**** AVAILABLE RECORDS
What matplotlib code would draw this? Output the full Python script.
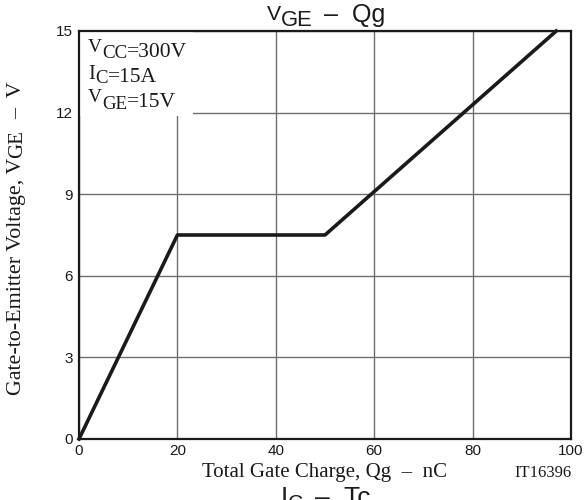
import math
import matplotlib.pyplot as plt
from matplotlib.patches import Rectangle
from matplotlib.transforms import offset_copy

# gate charge curve (nC, V)
qg = [0, 20, 50, 97]
vge = [0, 7.5, 7.5, 15]
xticks = [0, 20, 40, 60, 80, 100]
yticks = [0, 3, 6, 9, 12, 15]

# (text, size scale, baseline shift in em, gap before in em)
conditions = [
    [('V', 0.9, 0.22, 0), ('CC', 0.88, -0.05, 0), ('=300V', 1, 0, 0)],
    [('I', 0.95, 0.12, 0), ('C', 0.88, -0.05, 0), ('=15A', 1, 0, 0)],
    [('V', 0.9, 0.22, 0), ('GE', 0.88, -0.1, 0), ('=15V', 1, 0, 0)],
]
title_parts = [('V', 0.85, 0.1, 0), ('GE', 0.88, -0.15, 0), ('–  Qg', 1, 0, 0.45)]
ylabel_parts = [('Gate-to-Emitter Voltage, V', 1, 0, 0), ('GE', 0.95, -0.06, 0),
                ('–  V', 1, 0, 0.5)]
bottom_parts = [('I', 1, 0, 0), ('C', 0.8, -0.15, 0), ('–  Tc', 1, 0, 0.45)]


# draw text made of pieces with their own size and baseline shift
def rich_text(fig, x, y, parts, transform, size, family, rotation=0, ha='left'):
    r = fig.canvas.get_renderer()
    em = size * fig.dpi / 72.0
    widths = []
    for txt, sc, sh, gap in parts:
        t = fig.text(0, 0, txt, fontsize=size * sc, family=family)
        widths.append(t.get_window_extent(r).width)
        t.remove()
    total = sum(widths) + sum(p[3] * em for p in parts)
    pos = 0 if ha == 'left' else -total / 2.0
    c = math.cos(math.radians(rotation))
    s = math.sin(math.radians(rotation))
    for (txt, sc, sh, gap), w in zip(parts, widths):
        pos += gap * em
        dx = pos * c - sh * em * s
        dy = pos * s + sh * em * c
        tr = offset_copy(transform, fig=fig, x=dx, y=dy, units='dots')
        fig.text(x, y, txt, transform=tr, fontsize=size * sc, family=family,
                 rotation=rotation, rotation_mode='anchor', ha='left',
                 va='baseline', color='#1a1a1a', zorder=5)
        pos += w


fig = plt.figure(figsize=(5.88, 5.0), dpi=100)
ax = fig.add_axes([79/588, 1 - 439/500, 492/588, 408/500])

ax.plot(qg, vge, color='#1a1a1a', linewidth=2.6, zorder=3, clip_on=False)

ax.set_xlim(0, 100)
ax.set_ylim(0, 15)
ax.set_xticks(xticks)
ax.set_yticks(yticks)
ax.tick_params(axis='y', length=0, pad=4.5, labelsize=11, labelcolor='#1a1a1a')
ax.tick_params(axis='x', length=0, pad=3.5, labelsize=11, labelcolor='#1a1a1a')
for lab in ax.get_xticklabels() + ax.get_yticklabels():
    lab.set_family('Liberation Sans')
ax.grid(True, color='#6e6e6e', linewidth=1.0)
for s in ax.spines.values():
    s.set_linewidth(1.6)
    s.set_color('#1a1a1a')

# white box behind the test conditions
ax.add_patch(Rectangle((0, 0.792), 0.232, 0.208, transform=ax.transAxes,
                       facecolor='white', edgecolor='none', zorder=1.6))
for i, parts in enumerate(conditions):
    rich_text(fig, 88/588, 1 - (57 + 25 * i)/500, parts, fig.transFigure,
              15.5, 'Liberation Serif')

rich_text(fig, 326/588, 1 - 22/500, title_parts, fig.transFigure, 18,
          'Liberation Sans', ha='center')
rich_text(fig, 21/588, 1 - 238/500, ylabel_parts, fig.transFigure, 15.8,
          'Liberation Serif', rotation=90, ha='center')
fig.text(202/588, 1 - 477/500, 'Total Gate Charge, Qg  –  nC',
         family='Liberation Serif', fontsize=15, ha='left', va='baseline',
         color='#1a1a1a')
fig.text(572/588, 1 - 477/500, 'IT16396', family='Liberation Serif',
         fontsize=12, ha='right', va='baseline', color='#1a1a1a')
rich_text(fig, 326/588, 1 - 505/500, bottom_parts, fig.transFigure, 19,
          'Liberation Sans', ha='center')

fig.savefig('out.png', dpi=100)
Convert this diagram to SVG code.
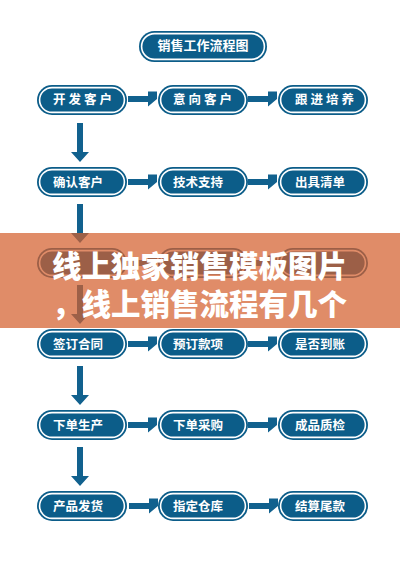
<svg xmlns="http://www.w3.org/2000/svg" width="400" height="565" viewBox="0 0 400 565">
<defs>
<style>
.outer{fill:#0C5D89;}
.inner{fill:#0C5D89;stroke:#FFFFFF;stroke-width:1.6;}
.lbl{font-family:"Noto Sans CJK SC","Noto Sans",sans-serif;font-weight:700;font-size:12.5px;fill:#FFFFFF;}
.sp{letter-spacing:3px;}
.arr{fill:#11618E;}
.ban{font-family:"Noto Sans CJK SC","Noto Sans",sans-serif;font-weight:900;font-size:29.5px;fill:#FFFFFF;}
</style>
<symbol id="pill" viewBox="0 0 90 30" width="90" height="30" overflow="visible">
<rect class="outer" x="0" y="0" width="90" height="30" rx="15"/>
<rect class="inner" x="2.6" y="2.6" width="84.8" height="24.8" rx="12.4"/>
</symbol>
<path id="ha" d="M0,-3 H20 V-7.5 H29 L29,0 V0 L20,7.5 V3 H0 Z"/>
<path id="va" d="M-3,0 H3 V29 H9 L0,39 L-9,29 H-3 Z"/>
</defs>
<rect width="400" height="565" fill="#FFFFFF"/>

<g id="title">
<rect class="outer" x="139" y="31" width="128" height="31" rx="15.5"/>
<rect class="inner" x="141.6" y="33.6" width="122.8" height="25.8" rx="12.9"/>
<text class="lbl" x="203" y="49.5" text-anchor="middle" style="font-size:13px">销售工作流程图</text>
</g>

<g id="connectors">
<use href="#ha" class="arr" x="128" y="99"/>
<use href="#ha" class="arr" x="248" y="99"/>
<use href="#va" class="arr" x="80" y="123"/>
<use href="#ha" class="arr" x="128" y="182"/>
<use href="#ha" class="arr" x="248" y="182"/>
<use href="#va" class="arr" x="80" y="204"/>
<use href="#ha" class="arr" x="128" y="263"/>
<use href="#ha" class="arr" x="248" y="263"/>
<use href="#va" class="arr" x="80" y="285"/>
<use href="#ha" class="arr" x="128" y="344"/>
<use href="#ha" class="arr" x="248" y="344"/>
<use href="#va" class="arr" x="80" y="366"/>
<use href="#ha" class="arr" x="128" y="425"/>
<use href="#ha" class="arr" x="248" y="425"/>
<use href="#va" class="arr" x="80" y="447"/>
<use href="#ha" class="arr" x="129" y="506"/>
<use href="#ha" class="arr" x="249" y="506"/>
</g>

<g id="n1"><use href="#pill" x="37" y="85"/><text class="lbl sp" x="53" y="104">开发客户</text></g>
<g id="n2"><use href="#pill" x="158" y="85"/><text class="lbl sp" x="173" y="104">意向客户</text></g>
<g id="n3"><use href="#pill" x="278" y="85"/><text class="lbl sp" x="295" y="104">跟进培养</text></g>

<g id="n4"><use href="#pill" x="37" y="167"/><text class="lbl" x="53" y="186.5">确认客户</text></g>
<g id="n5"><use href="#pill" x="158" y="167"/><text class="lbl" x="173" y="186.5">技术支持</text></g>
<g id="n6"><use href="#pill" x="278" y="167"/><text class="lbl" x="295" y="186.5">出具清单</text></g>

<g id="n7"><use href="#pill" x="37" y="248"/></g>
<g id="n8"><use href="#pill" x="158" y="248"/></g>
<g id="n9"><use href="#pill" x="278" y="248"/></g>

<g id="n10"><use href="#pill" x="37" y="329"/><text class="lbl" x="53" y="348.5">签订合同</text></g>
<g id="n11"><use href="#pill" x="158" y="329"/><text class="lbl" x="173" y="348.5">预订款项</text></g>
<g id="n12"><use href="#pill" x="278" y="329"/><text class="lbl" x="295" y="348.5">是否到账</text></g>

<g id="n13"><use href="#pill" x="37" y="410"/><text class="lbl" x="53" y="429.5">下单生产</text></g>
<g id="n14"><use href="#pill" x="158" y="410"/><text class="lbl" x="173" y="429.5">下单采购</text></g>
<g id="n15"><use href="#pill" x="278" y="410"/><text class="lbl" x="295" y="429.5">成品质检</text></g>

<g id="n16"><use href="#pill" x="37" y="491"/><text class="lbl" x="53" y="510.5">产品发货</text></g>
<g id="n17"><use href="#pill" x="158" y="491"/><text class="lbl" x="173" y="510.5">指定仓库</text></g>
<g id="n18"><use href="#pill" x="278" y="491"/><text class="lbl" x="295" y="510.5">结算尾款</text></g>

<g id="banner">
<rect x="0" y="233" width="400" height="95" fill="#D4602E" fill-opacity="0.72"/>
<text class="ban" x="52" y="277">线上独家销售模板图片</text>
<text class="ban" x="52" y="315">，线上销售流程有几个</text>
</g>
</svg>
********
→ **AIM OF THE EXERCISE**: Starting with the first line of the data above and ending with the line containing "bottom_parts = [('I', 1, 0, 0), ('C', 0.8, -0.15, 0), ('–", please restate every line exactly, leaving images out.

→ **RIGHT ANSWER**:
What matplotlib code would draw this? Output the full Python script.
import math
import matplotlib.pyplot as plt
from matplotlib.patches import Rectangle
from matplotlib.transforms import offset_copy

# gate charge curve (nC, V)
qg = [0, 20, 50, 97]
vge = [0, 7.5, 7.5, 15]
xticks = [0, 20, 40, 60, 80, 100]
yticks = [0, 3, 6, 9, 12, 15]

# (text, size scale, baseline shift in em, gap before in em)
conditions = [
    [('V', 0.9, 0.22, 0), ('CC', 0.88, -0.05, 0), ('=300V', 1, 0, 0)],
    [('I', 0.95, 0.12, 0), ('C', 0.88, -0.05, 0), ('=15A', 1, 0, 0)],
    [('V', 0.9, 0.22, 0), ('GE', 0.88, -0.1, 0), ('=15V', 1, 0, 0)],
]
title_parts = [('V', 0.85, 0.1, 0), ('GE', 0.88, -0.15, 0), ('–  Qg', 1, 0, 0.45)]
ylabel_parts = [('Gate-to-Emitter Voltage, V', 1, 0, 0), ('GE', 0.95, -0.06, 0),
                ('–  V', 1, 0, 0.5)]
bottom_parts = [('I', 1, 0, 0), ('C', 0.8, -0.15, 0), ('–  Tc', 1, 0, 0.45)]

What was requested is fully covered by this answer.